We are currently reviewing our results from this years sprays and are interested in more effective products for treating large (50+ft) Black Cherries (Prunus serotina) for Tent Caterpillars. We have used Greyhound with less than totally satisfactory results. These trees are too large to spray except under ideal conditions.


----------



## appalachianarbo (Oct 22, 2007)

Are they webworms or tent caterpillars? We're seeing a very bad webworm year here. 

Even if they defoliate a large section of the tree, their damage is minimal because by the time they start feeding, the leaves have done their jobs and the tree has transferred its energy to the roots. My treatment is mainly for aesthetic purposes.

Either way, I have used Dendrex trunk injection from Tree Tech. Apply in the spring to allow for uptake before the caterpillars start feeding in the late summer.


----------



## Castenea (Oct 26, 2007)

The pest is most definately Eastern Tent caterpillar.

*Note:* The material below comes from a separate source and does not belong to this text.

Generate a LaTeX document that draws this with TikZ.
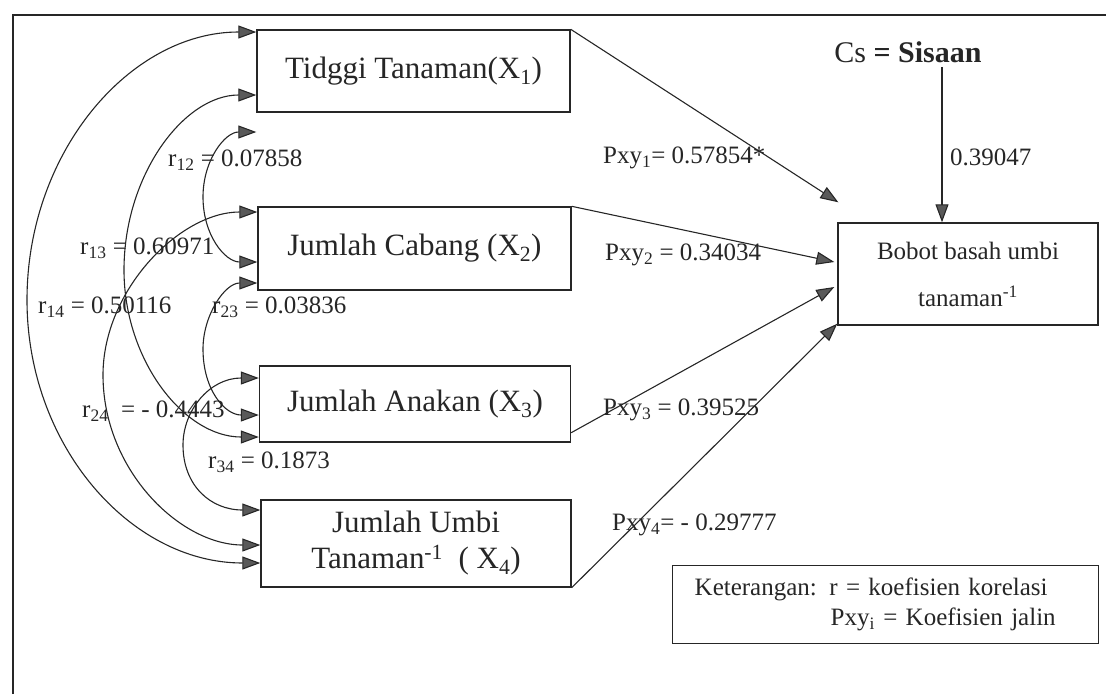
\documentclass[tikz,border=0pt]{standalone}
\usepackage{fontspec}
\setmainfont{Liberation Serif}
\usetikzlibrary{arrows.meta,calc}
\begin{document}
\begin{tikzpicture}[x=1pt,y=-1pt,
  box/.style={draw=black!85, line width=1.4pt, rectangle, inner sep=0pt, font=\fontsize{31}{36}\selectfont, align=center, text=black!85},
  lbl/.style={inner sep=0pt, font=\fontsize{25}{30}\selectfont, anchor=west, text=black!85},
  corr/.style={line width=1.1pt, draw=black!85, {Triangle[length=18pt,width=13pt,fill=black!65]}-{Triangle[length=18pt,width=13pt,fill=black!65]}},
  pathar/.style={line width=1.1pt, draw=black!85, -{Triangle[length=18pt,width=13pt,fill=black!65]}},
  frame/.style={line width=1.8pt, draw=black!85}
]
\useasboundingbox (0,0) rectangle (1106,694);
\draw[frame] (13,694) -- (13,15) -- (1106,15);

% boxes
\node[box, minimum width=313pt, minimum height=82pt] (x1) at (413.5,71) {Tidggi Tanaman(X\textsubscript{1})};
\node[box, minimum width=313pt, minimum height=83pt] (x2) at (414.5,248.5) {Jumlah Cabang (X\textsubscript{2})};
\node[box, minimum width=311pt, minimum height=76pt] (x3) at (415,404) {Jumlah Anakan (X\textsubscript{3})};
\node[box, minimum width=310pt, minimum height=87pt] (x4) at (416,543.5) {Jumlah Umbi\\Tanaman\textsuperscript{-1}\ \ ( X\textsubscript{4})};
\node[box, minimum width=260pt, minimum height=102pt, font=\fontsize{25}{47}\selectfont] (y) at (968,274) {Bobot basah umbi\\tanaman\textsuperscript{-1}};

% residual
\node[inner sep=0pt, font=\fontsize{30}{36}\selectfont, text=black!85] (cs) at (908,52) {Cs \textbf{= Sisaan}};
\coordinate (csa) at ([xshift=34pt,yshift=-4pt]cs.south);
\draw[pathar] (csa) -- (csa |- y.north);
\node[lbl] (l0) at (950,157) {0.39047};

% path arrows
\draw[pathar] (x1.north east) -- ([xshift=1pt,yshift=20pt]y.north west);
\draw[pathar] (x2.north east) -- ([xshift=-3pt,yshift=12pt]y.west);
\draw[pathar] ([yshift=10pt]x3.south east) -- ([xshift=-3pt,yshift=-13pt]y.west);
\draw[pathar] (x4.south east) -- ([yshift=2pt]y.south west);

\node[lbl] (p1) at (603,158) {Pxy\textsubscript{1}= 0.57854*};
\node[lbl] (p2) at (605,255) {Pxy\textsubscript{2} = 0.34034};
\node[lbl] (p3) at (603,410) {Pxy\textsubscript{3} = 0.39525};
\node[lbl] (p4) at (612,525) {Pxy\textsubscript{4}= - 0.29777};

% correlation arcs
\coordinate (a14) at ([yshift=39pt]x1.west);
\coordinate (b14) at ([yshift=-19.5pt]x4.west);
\coordinate (a13) at ([yshift=-24pt]x1.west);
\coordinate (b13) at ([yshift=-33pt]x3.west);
\coordinate (a12) at ([yshift=-61pt]x1.west);
\coordinate (b12) at ([yshift=-13.5pt]x2.west);
\coordinate (a24) at ([yshift=36.5pt]x2.west);
\coordinate (b24) at ([yshift=-1.5pt]x4.west);
\coordinate (a23) at ([yshift=-34.5pt]x2.west);
\coordinate (b23) at ([yshift=-11pt]x3.west);
\coordinate (a34) at ([yshift=26pt]x3.west);
\coordinate (b34) at ([yshift=33.5pt]x4.west);

\draw[corr] (a14) .. controls (130,32) and (27,152) .. (27,300) .. controls (27,445) and (130,563) .. (b14);
\draw[corr] (a13) .. controls (184,95) and (124,175) .. (124,270) .. controls (124,360) and (184,437) .. (b13);
\draw[corr] (a24) .. controls (180,212) and (103,290) .. (103,375) .. controls (103,470) and (180,545) .. (b24);
\draw[corr] (a12) .. controls (225,132) and (203,160) .. (203,197) .. controls (203,235) and (225,262) .. (b12);
\draw[corr] (a23) .. controls (225,283) and (203,315) .. (203,349) .. controls (203,390) and (225,415) .. (b23);
\draw[corr] (a34) .. controls (210,378) and (183,410) .. (183,445) .. controls (183,485) and (210,510) .. (b34);

\node[lbl] (r12) at (168,160) {r\textsubscript{12} = 0.07858};
\node[lbl] (r13) at (80,248) {r\textsubscript{13} = 0.60971};
\node[lbl] (r14) at (38,307) {r\textsubscript{14} = 0.50116};
\node[lbl] (r23) at (212,307) {r\textsubscript{23} = 0.03836};
\node[lbl] (r24) at (82,411) {r\textsubscript{24} \ = - 0.4443};
\node[lbl] (r34) at (208,462) {r\textsubscript{34} = 0.1873};

% legend
\node[draw=black!85, line width=1.4pt, anchor=north west, minimum width=426pt, minimum height=78pt, text width=382pt, inner xsep=22pt, inner ysep=0pt, align=left, font=\fontsize{25}{30}\selectfont, text=black!85] (leg) at (672,565) {Keterangan: r = koefisien korelasi\\\hspace*{136pt}Pxy\textsubscript{i} = Koefisien jalin};
\end{tikzpicture}
\end{document}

Several clients were complaining that the spring systemic treatments did not sufficiently suppress the pest. Had several clients ask if the tree would need to be removed 

We had a severe season for Tent caterpillars with several trees having silk wrapping the trunks to ground level.


----------



## Dixie1 (Oct 26, 2007)

aren't tent caterpillars usually apparent in the spring time? fall webworms are what's out right now. webworms are found on the end of branches while tent caterpillars are found in crotches of branches. correct? maybe you are talking about your problems this past spring? but if it is a fall time issue, i am with appalachianarbo on what's the point this late in the season?

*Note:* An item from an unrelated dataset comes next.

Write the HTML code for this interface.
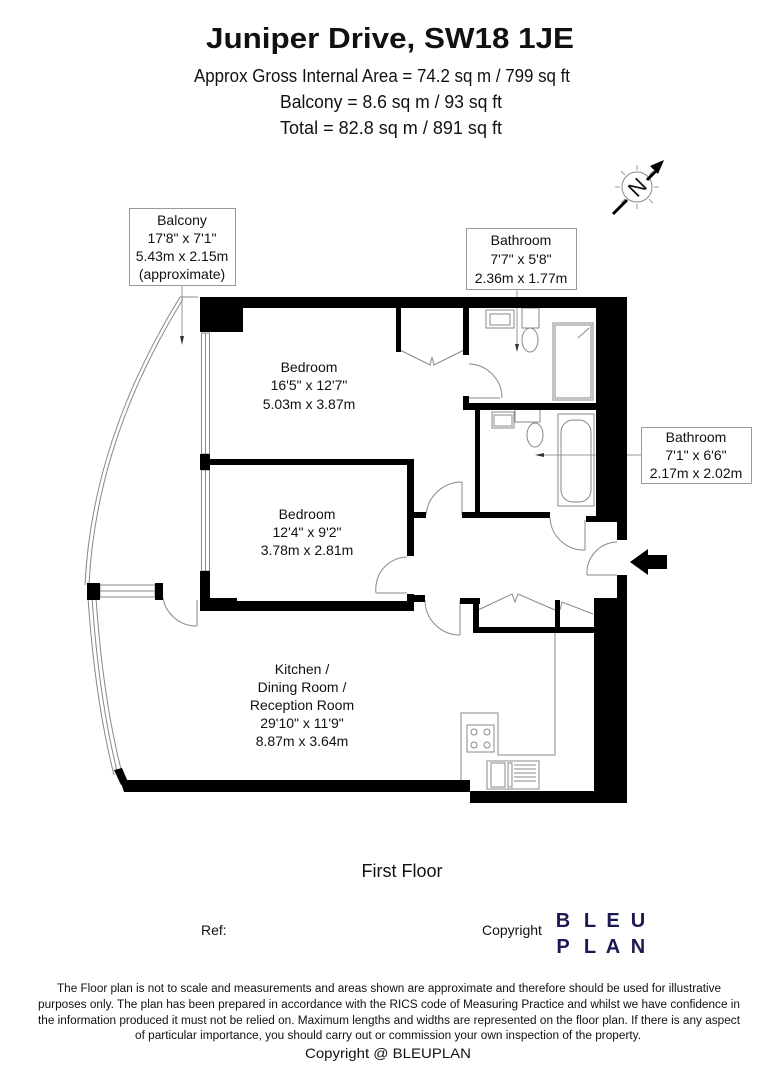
<!DOCTYPE html>
<html><head><meta charset="utf-8"><style>
html,body{margin:0;padding:0;background:#fff;}
svg{display:block;}
text{font-family:"Liberation Sans",Arial,sans-serif;fill:#111;}
</style></head><body>
<svg width="764" height="1080" viewBox="0 0 764 1080" xmlns="http://www.w3.org/2000/svg">
<rect width="764" height="1080" fill="#fff"/>
<!-- header -->
<text x="390" y="48" font-size="29" font-weight="bold" text-anchor="middle" textLength="368" lengthAdjust="spacingAndGlyphs">Juniper Drive, SW18 1JE</text>
<text x="382" y="82" font-size="18" text-anchor="middle" textLength="376" lengthAdjust="spacingAndGlyphs">Approx Gross Internal Area = 74.2 sq m / 799 sq ft</text>
<text x="391" y="108" font-size="18" text-anchor="middle" textLength="222" lengthAdjust="spacingAndGlyphs">Balcony = 8.6 sq m / 93 sq ft</text>
<text x="391" y="134" font-size="18" text-anchor="middle" textLength="222" lengthAdjust="spacingAndGlyphs">Total = 82.8 sq m / 891 sq ft</text>

<!-- compass -->
<g stroke="#999" stroke-width="1" fill="none">
<circle cx="637" cy="187" r="15" stroke="#888"/>
<line x1="637" y1="165" x2="637" y2="170"/><line x1="637" y1="204" x2="637" y2="209"/>
<line x1="615" y1="187" x2="620" y2="187"/><line x1="654" y1="187" x2="659" y2="187"/>
<line x1="621" y1="171" x2="625" y2="175"/><line x1="649" y1="199" x2="653" y2="203"/>
<line x1="653" y1="171" x2="649" y2="175"/><line x1="621" y1="203" x2="625" y2="199"/>
</g>
<line x1="613" y1="214" x2="627" y2="200" stroke="#000" stroke-width="3"/>
<line x1="647" y1="180" x2="657" y2="170" stroke="#000" stroke-width="3"/>
<polygon points="664,160 650,166 658,174" fill="#000"/>
<text x="637" y="195" font-size="22" text-anchor="middle" transform="rotate(-45 637 187)">N</text>

<!-- label boxes -->
<g fill="#fff" stroke="#999" stroke-width="1">
<rect x="129.5" y="208.5" width="106" height="77"/>
<rect x="466.5" y="228.5" width="110" height="61"/>
<rect x="641.5" y="427.5" width="110" height="56"/>
</g>
<g font-size="14" text-anchor="middle">
<text x="182" y="225">Balcony</text><text x="182" y="243">17'8" x 7'1"</text><text x="182" y="261">5.43m x 2.15m</text><text x="182" y="279">(approximate)</text>
<text x="521" y="245">Bathroom</text><text x="521" y="264">7'7" x 5'8"</text><text x="521" y="283">2.36m x 1.77m</text>
<text x="696" y="442">Bathroom</text><text x="696" y="460">7'1" x 6'6"</text><text x="696" y="478">2.17m x 2.02m</text>
</g>
<g stroke="#999" stroke-width="1">
<line x1="182" y1="286" x2="182" y2="340"/>
<line x1="517" y1="290" x2="517" y2="348"/>
<line x1="641" y1="455" x2="540" y2="455"/>
</g>
<g fill="#333"><polygon points="180,336 184,336 182,345"/><polygon points="515,344 519,344 517,352"/><polygon points="544,453 544,457 535,455"/></g>

<!-- balcony curve -->
<g fill="none" stroke="#888" stroke-width="1">
<path d="M180,297 Q92,440 85,585"/>
<path d="M183,299 Q96,440 89,585"/>
<line x1="180" y1="297" x2="198" y2="297"/>
<path d="M88,598 Q95,700 114,775"/>
<path d="M92,598 Q99,700 118,775"/>
<path d="M96,598 Q103,700 122,773"/>
<rect x="201.5" y="333" width="8" height="121"/>
<line x1="205.5" y1="333" x2="205.5" y2="454"/>
<rect x="201.5" y="470" width="8" height="101"/>
<line x1="205.5" y1="470" x2="205.5" y2="571"/>
<rect x="100" y="585" width="55" height="12"/>
<line x1="100" y1="591" x2="155" y2="591"/>
<line x1="197" y1="600" x2="197" y2="626"/><path d="M163,598 A34,34 0 0 0 197,626"/>
<line x1="469" y1="398" x2="500" y2="398"/><path d="M469,364 A34,34 0 0 1 502,398"/>
<line x1="462" y1="482" x2="462" y2="515"/><path d="M426,515 A36,36 0 0 1 462,482"/>
<line x1="376" y1="593" x2="407" y2="593"/><path d="M376,593 A32,32 0 0 1 407,557"/>
<line x1="585" y1="520" x2="585" y2="550"/><path d="M550,518 A34,34 0 0 0 585,550"/>
<line x1="587" y1="575" x2="617" y2="575"/><path d="M587,575 A31,31 0 0 1 617,542"/>
<line x1="460" y1="600" x2="460" y2="635"/><path d="M425,600 A35,35 0 0 0 460,635"/>
<polyline points="400,350 430,365 432,357 434,365 464,350"/>
<polyline points="478,610 512,594 515,602 518,594 555,610"/>
<polyline points="560,610 562,602 593,614"/>
<polyline points="555,633 555,755 498,755 498,713 461,713 461,790"/>
<rect x="467" y="725" width="27" height="27"/>
<rect x="487" y="761" width="52" height="28"/>
<line x1="514" y1="765" x2="536" y2="765"/><line x1="514" y1="769" x2="536" y2="769"/><line x1="514" y1="773" x2="536" y2="773"/><line x1="514" y1="777" x2="536" y2="777"/><line x1="514" y1="781" x2="536" y2="781"/>
<rect x="491" y="763" width="14" height="24"/><rect x="508" y="763" width="4" height="24"/>
<circle cx="474" cy="732" r="3"/><circle cx="487" cy="732" r="3"/><circle cx="474" cy="745" r="3"/><circle cx="487" cy="745" r="3"/>
<rect x="486" y="310" width="28" height="18"/><rect x="490" y="314" width="20" height="11"/>
<ellipse cx="530" cy="340" rx="8" ry="12"/><rect x="522" y="308" width="17" height="20"/>
<rect x="553" y="323" width="40" height="77"/><rect x="555" y="325" width="36" height="73"/>
<line x1="578" y1="338" x2="589" y2="328"/>
<rect x="492" y="412" width="22" height="16"/><rect x="494" y="415" width="18" height="11"/>
<ellipse cx="535" cy="435" rx="8" ry="12"/><rect x="515" y="408" width="25" height="14"/>
<rect x="558" y="414" width="36" height="92"/><rect x="561" y="420" width="30" height="82" rx="12"/>
</g>

<!-- black walls -->
<g fill="#000">
<rect x="200" y="297" width="427" height="11"/>
<rect x="200" y="297" width="43" height="35"/>
<rect x="596" y="297" width="31" height="223"/>
<rect x="617" y="297" width="10" height="243"/>
<rect x="617" y="575" width="10" height="30"/>
<rect x="594" y="598" width="33" height="205"/>
<rect x="470" y="791" width="157" height="12"/>
<polygon points="120,780 470,780 470,792 124,792"/>
<polygon points="114,770 122,768 128,782 121,785"/>
<rect x="200" y="454" width="10" height="16"/>
<rect x="200" y="571" width="10" height="40"/>
<rect x="205" y="601" width="209" height="10"/>
<rect x="205" y="598" width="32" height="13"/>
<rect x="205" y="459" width="209" height="6"/>
<rect x="407" y="459" width="7" height="97"/>
<rect x="407" y="594" width="7" height="17"/>
<rect x="407" y="595" width="18" height="7"/>
<rect x="460" y="598" width="20" height="6"/>
<rect x="473" y="598" width="6" height="35"/>
<rect x="473" y="627" width="121" height="6"/>
<rect x="555" y="600" width="5" height="33"/>
<rect x="396" y="308" width="5" height="44"/>
<rect x="463" y="308" width="6" height="47"/>
<rect x="463" y="396" width="6" height="14"/>
<rect x="463" y="403" width="134" height="7"/>
<rect x="475" y="403" width="5" height="115"/>
<rect x="462" y="512" width="88" height="6"/>
<rect x="414" y="512" width="12" height="6"/>
<rect x="586" y="516" width="31" height="6"/>
<rect x="87" y="583" width="13" height="17"/>
<rect x="155" y="583" width="8" height="17"/>
<polygon points="667,555 667,569 648,569 648,575 630,562 648,549 648,555"/>
</g>

<!-- room labels -->
<g font-size="14" text-anchor="middle">
<text x="309" y="372">Bedroom</text><text x="309" y="390">16'5" x 12'7"</text><text x="309" y="409">5.03m x 3.87m</text>
<text x="307" y="519">Bedroom</text><text x="307" y="537">12'4" x 9'2"</text><text x="307" y="555">3.78m x 2.81m</text>
<text x="302" y="674">Kitchen /</text><text x="302" y="692">Dining Room /</text><text x="302" y="710">Reception Room</text><text x="302" y="728">29'10" x 11'9"</text><text x="302" y="746">8.87m x 3.64m</text>
</g>

<text x="402" y="877" font-size="18" text-anchor="middle">First Floor</text>
<text x="201" y="935" font-size="14">Ref:</text>
<text x="482" y="935" font-size="14">Copyright</text>
<g font-size="20" font-weight="bold" text-anchor="middle">
<text x="563" y="927" style="fill:#1c1a52">B</text><text x="590" y="927" style="fill:#1c1a52">L</text><text x="613" y="927" style="fill:#1c1a52">E</text><text x="638" y="927" style="fill:#1c1a52">U</text>
<text x="563" y="953" style="fill:#1c1a52">P</text><text x="590" y="953" style="fill:#1c1a52">L</text><text x="613" y="953" style="fill:#1c1a52">A</text><text x="638" y="953" style="fill:#1c1a52">N</text>
</g>

<g font-size="11.5" text-anchor="middle">
<text x="389" y="992" textLength="664" lengthAdjust="spacingAndGlyphs">The Floor plan is not to scale and measurements and areas shown are approximate and therefore should be used for illustrative</text>
<text x="389" y="1008" textLength="702" lengthAdjust="spacingAndGlyphs">purposes only. The plan has been prepared in accordance with the RICS code of Measuring Practice and whilst we have confidence in</text>
<text x="389" y="1024" textLength="702" lengthAdjust="spacingAndGlyphs">the information produced it must not be relied on. Maximum lengths and widths are represented on the floor plan. If there is any aspect</text>
<text x="388" y="1039" textLength="506" lengthAdjust="spacingAndGlyphs">of particular importance, you should carry out or commission your own inspection of the property.</text>
<text x="388" y="1058" font-size="14" textLength="166" lengthAdjust="spacingAndGlyphs">Copyright @ BLEUPLAN</text>
</g>
</svg>
</body></html>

http://www.ca.uky.edu/entomology/entfacts/ef423.asp


----------



## BonsaiJedi (Oct 26, 2007)

Likely part of the issue using the Greyhound product isn't the active ingredient but the dosage volume. 
Assuming a 20" DBH for your 50' black cherry the Greyhound protocol calls for 1ml/4-6"DBH so that's about 4-5ml injected into that tree. At 1.9% AI the total abamectin injected is 0.095ml if you went with the high rate. That's not a whole lot when you consider the size of the tree.

By comparison, if you used Aracinate (2% abamectin) the dosage for that tree would call for 50ml of Aracinate which is then diluted in 100ml of water giving a total solution of 150ml. Higher volume of solution will give better distribution and you are applying 10x the active ingredient of Greyhound. Just something to consider.

More on Aracinate at: http://www.treecaredirect.com/Aracinate-p/1105.htm


----------



## ciscoguy01 (Oct 28, 2007)

*Mixture*

You'll tell me I'm crazy, butttttt, the only way I've been able to keep the tent caterpillars and worms out of my apple trees is the spray them about once every week or 2 with soapy water. YES, SOAPY WATER. Any kind of dish detergent will do as long as it doesn't have bleach in it... Good luck eh?


Dude


----------